Unfortunately, even though quoting is the minority case, JSON requires that all keys in maps must be double-quoted, regardless of whether they would need to be in ordinary JavaScript. Presumably this was done because it was the simplest way to guarantee that JSON would be a strict subset of ES3. (Fortunately, ES5 has evolved to allow JavaScript keywords to serve as unquoted property names in object literals.)

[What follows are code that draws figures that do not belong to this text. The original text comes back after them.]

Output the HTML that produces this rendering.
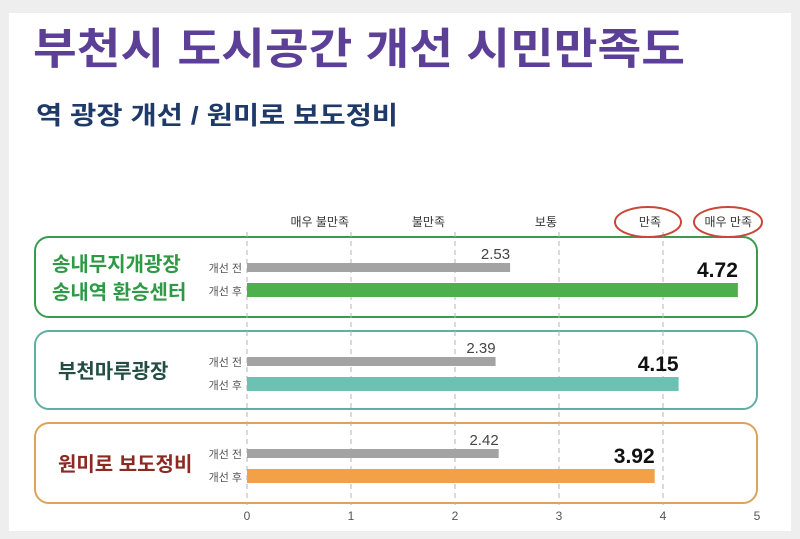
<!DOCTYPE html>
<html><head><meta charset="utf-8">
<style>
html,body{margin:0;padding:0;background:#eeeeee;}
svg{display:block;font-family:"Liberation Sans","Noto Sans CJK KR",sans-serif;}
</style></head>
<body>
<svg id="chart" width="800" height="539" viewBox="0 0 800 539" xmlns="http://www.w3.org/2000/svg">
<rect x="9" y="13" width="782" height="518" fill="#ffffff"/>
<text x="33" y="64" font-size="43" font-weight="bold" fill="#5c3f96" textLength="652" lengthAdjust="spacingAndGlyphs">부천시 도시공간 개선 시민만족도</text>
<text x="36" y="124" font-size="25" font-weight="bold" fill="#1f3a68" textLength="362" lengthAdjust="spacingAndGlyphs">역 광장 개선 / 원미로 보도정비</text>
<g id="boxes"></g>
<g id="grid"></g>
<g id="marks"></g>
<g id="ticks"></g>
<ellipse cx="648" cy="222" rx="33" ry="15" fill="none" stroke="#c8473a" stroke-width="2"/>
<ellipse cx="728" cy="222" rx="34" ry="15" fill="none" stroke="#c8473a" stroke-width="2"/>
</svg>
<script>
const categories = ["송내무지개광장|송내역 환승센터", "부천마루광장", "원미로 보도정비"];
const beforeValues = [2.53, 2.39, 2.42];
const afterValues = [4.72, 4.15, 3.92];
const tickLabels = ["0", "1", "2", "3", "4", "5"];
const levelLabels = ["매우 불만족", "불만족", "보통", "만족", "매우 만족"];

const NS = "http://www.w3.org/2000/svg";
const x0 = 247, unit = 104;
function xs(v){ return x0 + v*unit; }
function mk(tag, attrs, parent, txt){
  const e = document.createElementNS(NS, tag);
  for (const k in attrs) e.setAttribute(k, attrs[k]);
  if (txt !== undefined) e.textContent = txt;
  parent.appendChild(e); return e;
}
const grid = document.getElementById("grid");
const boxes = document.getElementById("boxes");
const marks = document.getElementById("marks");
const ticks = document.getElementById("ticks");

const boxY = [237, 331, 423];
const boxH = [80, 78, 80];
const boxColors = ["#3a9a4e", "#5fb0a2", "#dba45a"];
const barColors = ["#4db04c", "#6cc2b2", "#f2a148"];
const nameColors = ["#2f9a45", "#244e44", "#8a2a22"];

tickLabels.forEach((t, i) => {
  if (i === 5) return;
  const l = mk("line", {x1: xs(i), x2: xs(i), y1: 232, y2: 505, stroke: "#b5b5b5", "stroke-width": 1, "stroke-dasharray": "5,4"}, grid);
  
  
});
tickLabels.forEach((t, i) => {
  const tx = mk("text", {x: i === 5 ? 757 : xs(i), y: 520, "font-size": 12, fill: "#555", "text-anchor": "middle"}, ticks, t);
  
  
});
levelLabels.forEach((t, i) => {
  const tx = mk("text", {x: i === 4 ? 752 : xs(i + 1) - 2 - (i === 1 ? 8 : 0), y: 226, "font-size": 12, fill: "#333", "text-anchor": "end"}, ticks, t);
  
  
});

categories.forEach((c, i) => {
  const y = boxY[i];
  const r = mk("rect", {x: 35, y: y, width: 722, height: boxH[i], rx: 14, fill: "#fff", stroke: boxColors[i], "stroke-width": 2}, boxes);
  
  
  const parts = c.split("|");
  const cy = y + boxH[i]/2;
  parts.forEach((p, j) => {
    const ty = parts.length === 1 ? cy + 8 : cy - 6 + j*28;
    const tx = mk("text", {x: parts.length === 1 ? 58 : 52, y: ty, "font-size": 20, "font-weight": "bold", fill: nameColors[i]}, marks, p);
    
    
  });
  const gy = y + 26, ay = y + 46;
  const l1 = mk("text", {x: 242, y: gy + 9, "font-size": 11, fill: "#555", "text-anchor": "end"}, marks, "개선 전");
  
  
  const l2 = mk("text", {x: 242, y: ay + 12, "font-size": 11, fill: "#555", "text-anchor": "end"}, marks, "개선 후");
  
  
  const b1 = mk("rect", {x: x0, y: gy, width: xs(beforeValues[i]) - x0, height: 9, fill: "#a3a3a3"}, marks);
  
  
  const b2 = mk("rect", {x: x0, y: ay, width: xs(afterValues[i]) - x0, height: 14, fill: barColors[i]}, marks);
  
  
  const v1 = mk("text", {x: xs(beforeValues[i]), y: gy - 4, "font-size": 15, fill: "#444", "text-anchor": "end"}, marks, beforeValues[i].toFixed(2));
  
  
  const v2 = mk("text", {x: xs(afterValues[i]), y: ay - 6, "font-size": 21, "font-weight": "bold", fill: "#111", "text-anchor": "end"}, marks, afterValues[i].toFixed(2));
  
  
});
</script>
</body></html>
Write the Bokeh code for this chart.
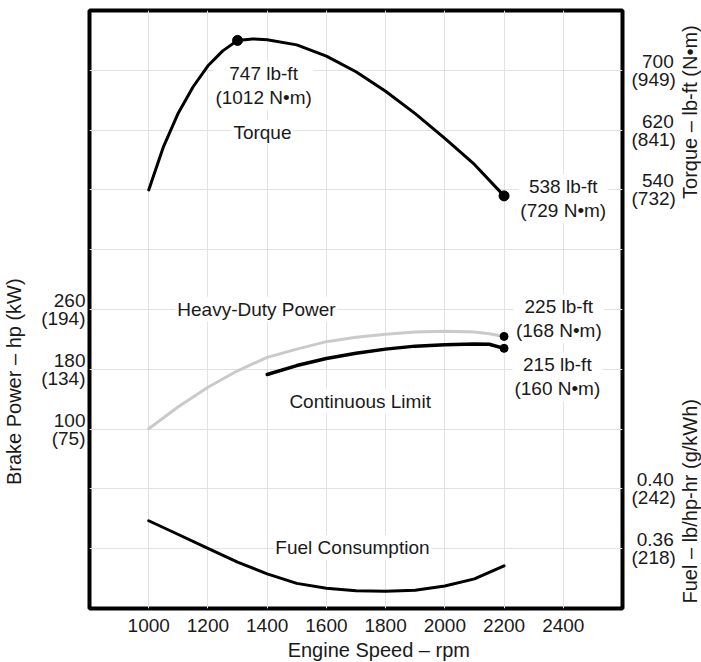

Similar to the situation with trailing commas, if the design of JSON were not encumbered by the shortcomings of ES3, then I imagine that JSON keys would not have to be quoted. Perhaps things would have even gone one step further, limiting key names to the following regular expression which would preclude the need quoted keys altogether: /[a-zA-Z_$][a-zA-Z0-9_$]+/ (though that would exclude unicode characters, which are allowed in JavaScript identifiers today). In either case, demoting quoting from a requirement to an option would save most developers two bytes per key, which would be a win for both humans and machines. (I also think that it would make JSON more readable, though that may be a personal preference.)

Conclusions

JSON is a vast improvement over XML for many data-interchange use cases. However, there are some aspects of its design that make it harder to use for data that are maintained by humans. I argue that these design choices were made due to a strong emphasis in making JSON a subset of ES3. Instead, it would have been better to look forward to what developers wanted JavaScript to be. Now that ES5 has been finalized, I think that it would be best to expand JSON to include the following features:

Support for C-style comments.
Optional trailing comma at the end of object and array literals.
Optional quoting of keys in object literals when the key matches /[a-zA-Z_$][a-zA-Z0-9_$]+/.

This would make JSON a proper subset of ES5, but not a proper subset of ES3. Admittedly, it would place an additional burden on those who create JSON parsers, but they are an incredibly small minority compared to those who must work with JSON. I believe that these changes would allow the use of JSON to extend beyond its current, more limited, set of use cases. Long live JSON!